2008 WL 352864 (U.S. Bkrtcy. Ct. D. N.J. 2008) (Unpublished)

TENANCIES BY THE ENTIRETY — Creating a tenancy by the entirety does not require written consent from a spouse, but written consent is required from one spouse to the other if the second spouse is to convey both parties’ interest in the property and terminate the tenancy by the entirety.

Two landlords, who were a married couple that ran a business, purchased a property and held it as a tenancy in the entirety. The couple orally agreed to a six-month lease with a group of tenants, followed by the right to renew the lease for two additional years. The husband filed for bankruptcy protection, and subsequent to the husband’s declaration of bankruptcy, the tenants brought an action against the couple and the couple’s business on claims that they, as landlords, breached an oral agreement to transfer title to them. The landlords sought summary judgment against the tenants’ claims for equitable title and for an equitable lien on the property on the grounds that the oral agreement was unenforceable because his wife never gave written consent. The tenants responded that there were factual issues that needed to be examined regarding the landlords’ intention to convey the property and that the oral agreement was allowable by law. They asserted that according to the agreement, the property was to be conveyed to them in exchange for assumption of the landlord’s mortgage and for forgiveness of a substantial debt owed to them by the landlords. They also asserted that they were unaware that the husband had declared bankruptcy and they even made a number of mortgage payments and improvements to the property after the bankruptcy. They claimed that they withheld further action to collect their debt based on the husband’s representations that he was going to transfer the property to them. The tenants also claimed that they discovered an attempt by the landlords to obtain a mortgage on the property at which point they initiated the action against the landlords.
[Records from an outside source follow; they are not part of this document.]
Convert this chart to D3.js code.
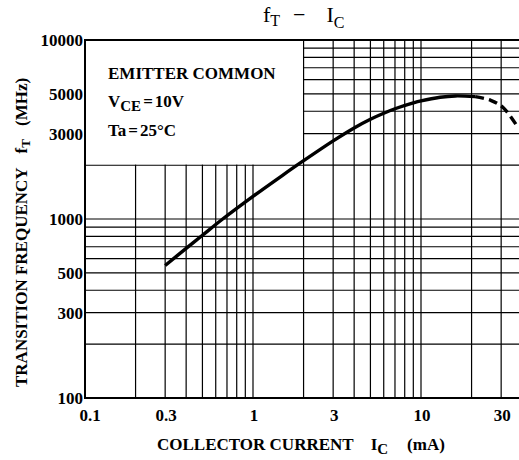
<!DOCTYPE html>
<html>
<meta charset="utf-8">
<head>
  <title>fT - IC</title>
</head>

<style>
body { margin: 0; background: #fff; }
svg { display: block; }
text {
  font-family: "Liberation Serif", "DejaVu Serif", serif;
  font-weight: bold;
  fill: #000;
}
text.title {
  font-weight: normal;
}
.grid line {
  stroke: #000;
  stroke-width: 1.2;
}
.tick {
  font-size: 17px;
}
</style>

<body>
  <svg width="519" height="460"></svg>

  <script src="https://cdnjs.cloudflare.com/ajax/libs/d3/7.8.5/d3.min.js"></script>

  <script>
var width = 519, height = 460
// axis ticks that carry labels
var xTicks = [0.1, 0.3, 1, 3, 10, 30]
var yTicks = [100, 300, 500, 1000, 3000, 5000, 10000]
// curve (Ic in mA, fT in MHz)
var icSolid = [0.3, 0.4, 0.5, 0.66, 1, 1.5, 2, 3, 4, 5, 6, 7, 9, 10, 13, 16, 21]
var ftSolid = [550, 685, 811, 1000, 1338, 1755, 2117, 2733, 3228, 3609, 3900, 4129, 4451, 4570, 4790, 4870, 4830]
var icDashed = [21, 26, 31, 38]
var ftDashed = [4830, 4600, 4170, 3220]

var plotLeft = 85, plotTop = 40, plotBottom = 398
var decadeX = 168

var x = d3.scaleLog().domain([0.1, 50]).range([plotLeft, plotLeft + decadeX * Math.log10(500)])
var y = d3.scaleLog().domain([100, 10000]).range([plotBottom, plotTop])

var svg = d3.select('svg')
var plot = svg.append('g')

//grid lines, all decades
var grid = plot.append('g').attr('class', 'grid')
grid.selectAll('.vx')
  .data(x.ticks())
  .enter()
  .append('line')
  .attr('x1', function(d) { return x(d) })
  .attr('x2', function(d) { return x(d) })
  .attr('y1', plotTop)
  .attr('y2', plotBottom)
grid.selectAll('.hy')
  .data(y.ticks())
  .enter()
  .append('line')
  .attr('x1', plotLeft)
  .attr('x2', x(50))
  .attr('y1', function(d) { return y(d) })
  .attr('y2', function(d) { return y(d) })

//white panel for the conditions (0.1..2 mA, 2000..10000 MHz)
plot.append('rect')
  .attr('x', plotLeft + 1)
  .attr('y', plotTop + 1)
  .attr('width', x(2) - plotLeft - 1.6)
  .attr('height', y(2000) - plotTop - 1.6)
  .attr('fill', '#fff')

//frame
plot.append('path')
  .attr('d', 'M' + x(50) + ',' + plotTop + 'H' + plotLeft + 'V' + plotBottom + 'H' + x(50))
  .attr('fill', 'none')
  .attr('stroke', '#000')
  .attr('stroke-width', 2)

//curve
var line = d3.line()
  .x(function(d) { return x(d[0]) })
  .y(function(d) { return y(d[1]) })
  .curve(d3.curveCatmullRom.alpha(0.5))

plot.append('path')
  .datum(d3.zip(icSolid, ftSolid))
  .attr('d', line)
  .attr('fill', 'none')
  .attr('stroke', '#000')
  .attr('stroke-width', 3.4)

plot.append('path')
  .datum(d3.zip(icDashed, ftDashed))
  .attr('d', line)
  .attr('fill', 'none')
  .attr('stroke', '#000')
  .attr('stroke-width', 3.4)
  .attr('stroke-dasharray', '9,5')

//tick labels
svg.selectAll('.xt')
  .data(xTicks)
  .enter()
  .append('text')
  .attr('class', 'tick')
  .attr('x', function(d) { return x(d) + (d == 0.1 ? 5 : 1) })
  .attr('y', 421)
  .attr('text-anchor', 'middle')
  .text(function(d) { return d })

svg.selectAll('.yt')
  .data(yTicks)
  .enter()
  .append('text')
  .attr('class', 'tick')
  .attr('x', 83)
  .attr('y', function(d) { return y(d) })
  .attr('dy', 6)
  .attr('text-anchor', 'end')
  .text(function(d) { return d })

//conditions text
var cond = svg.append('g').attr('font-size', 17)
cond.append('text').attr('x', 108).attr('y', 79).text('EMITTER COMMON')
var vce = cond.append('text').attr('x', 108).attr('y', 107)
vce.append('tspan').text('V')
vce.append('tspan').attr('dy', 4).attr('font-size', 15).text('CE')
vce.append('tspan').attr('dy', -4).attr('dx', 2).text('=')
vce.append('tspan').attr('dx', 2).text('10V')
var ta = cond.append('text').attr('x', 108).attr('y', 136)
ta.append('tspan').text('Ta')
ta.append('tspan').attr('dx', 2).text('=')
ta.append('tspan').attr('dx', 2).text('25\u00b0C')

//title
var title = svg.append('text')
  .attr('class', 'title')
  .attr('x', 263)
  .attr('y', 22)
  .attr('font-size', 22)
title.append('tspan').text('f')
title.append('tspan').attr('dy', 4).attr('font-size', 16).text('T')
title.append('tspan').attr('dy', -4).attr('dx', 13).text('\u2212')
title.append('tspan').attr('dx', 21).text('I')
title.append('tspan').attr('dy', 6).attr('font-size', 16).text('C')

//axis titles
var xl = svg.append('text')
  .attr('x', 157)
  .attr('y', 450)
  .attr('font-size', 17)
xl.append('tspan').text('COLLECTOR CURRENT')
xl.append('tspan').attr('dx', 17).text('I')
xl.append('tspan').attr('dy', 4).attr('font-size', 15).text('C')
xl.append('tspan').attr('dy', -4).attr('dx', 19).text('(mA)')

var yl = svg.append('text')
  .attr('transform', 'translate(27,387) rotate(-90)')
  .attr('font-size', 17)
yl.append('tspan').text('TRANSITION FREQUENCY')
yl.append('tspan').attr('dx', 14).text('f')
yl.append('tspan').attr('dy', 3).attr('font-size', 13).text('T')
yl.append('tspan').attr('dy', -3).attr('dx', 13).text('(MHz)')

  </script>
</body>
</html>
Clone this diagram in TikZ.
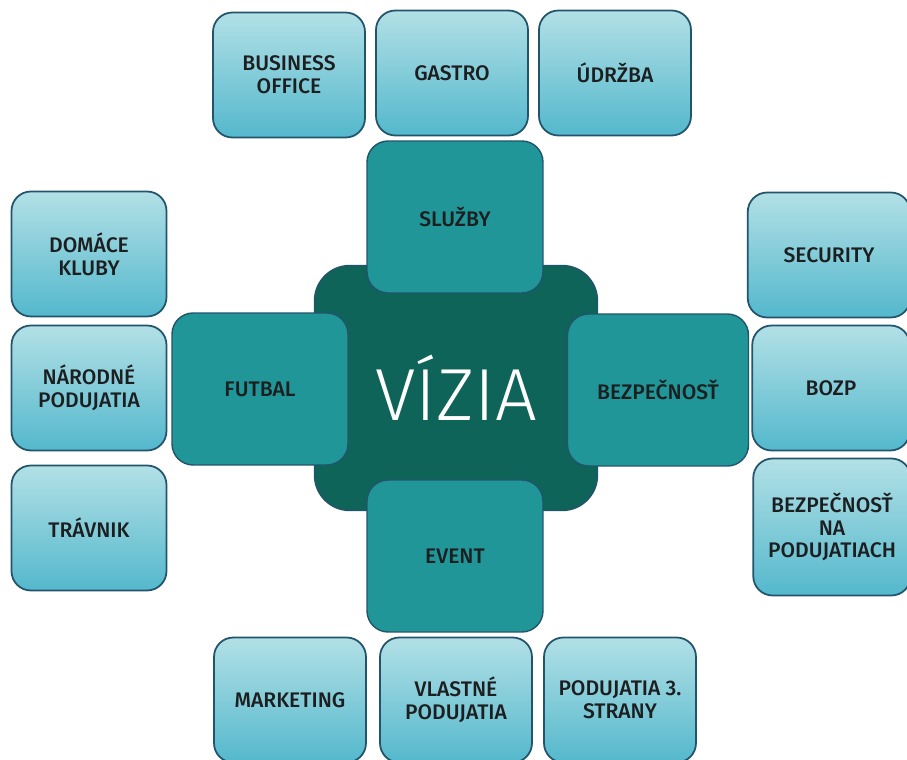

The Court pointed out that the statute creating tenancies by the entireties did not require written consent from a spouse, but that written consent was required from one spouse for the other spouse to convey their own interest in a property and terminate the tenancy by the entireties. It found that there was no such attempt by either spouse and that the law did not apply to circumstances in which an oral agreement may have been entered into to convey a property as a tenancy in the entirety. The Court also pointed out that oral agreements for transfer or real estate were no longer automatically prohibited by the statute of frauds and that an interest in real estate was transferable if an agreement to sell was proven by clear and convincing evidence. It also rejected the landlords’ argument that the bankruptcy trustee’s failure to assume or reject the agreement with the tenants terminated the agreement, noting that the existence of the agreement was in dispute which rendered any determination on the trustee’s handling of the matter premature. Thus, the Court denied the landlord’s request for dismissal of the tenants’ claims for equitable title and an equitable lien.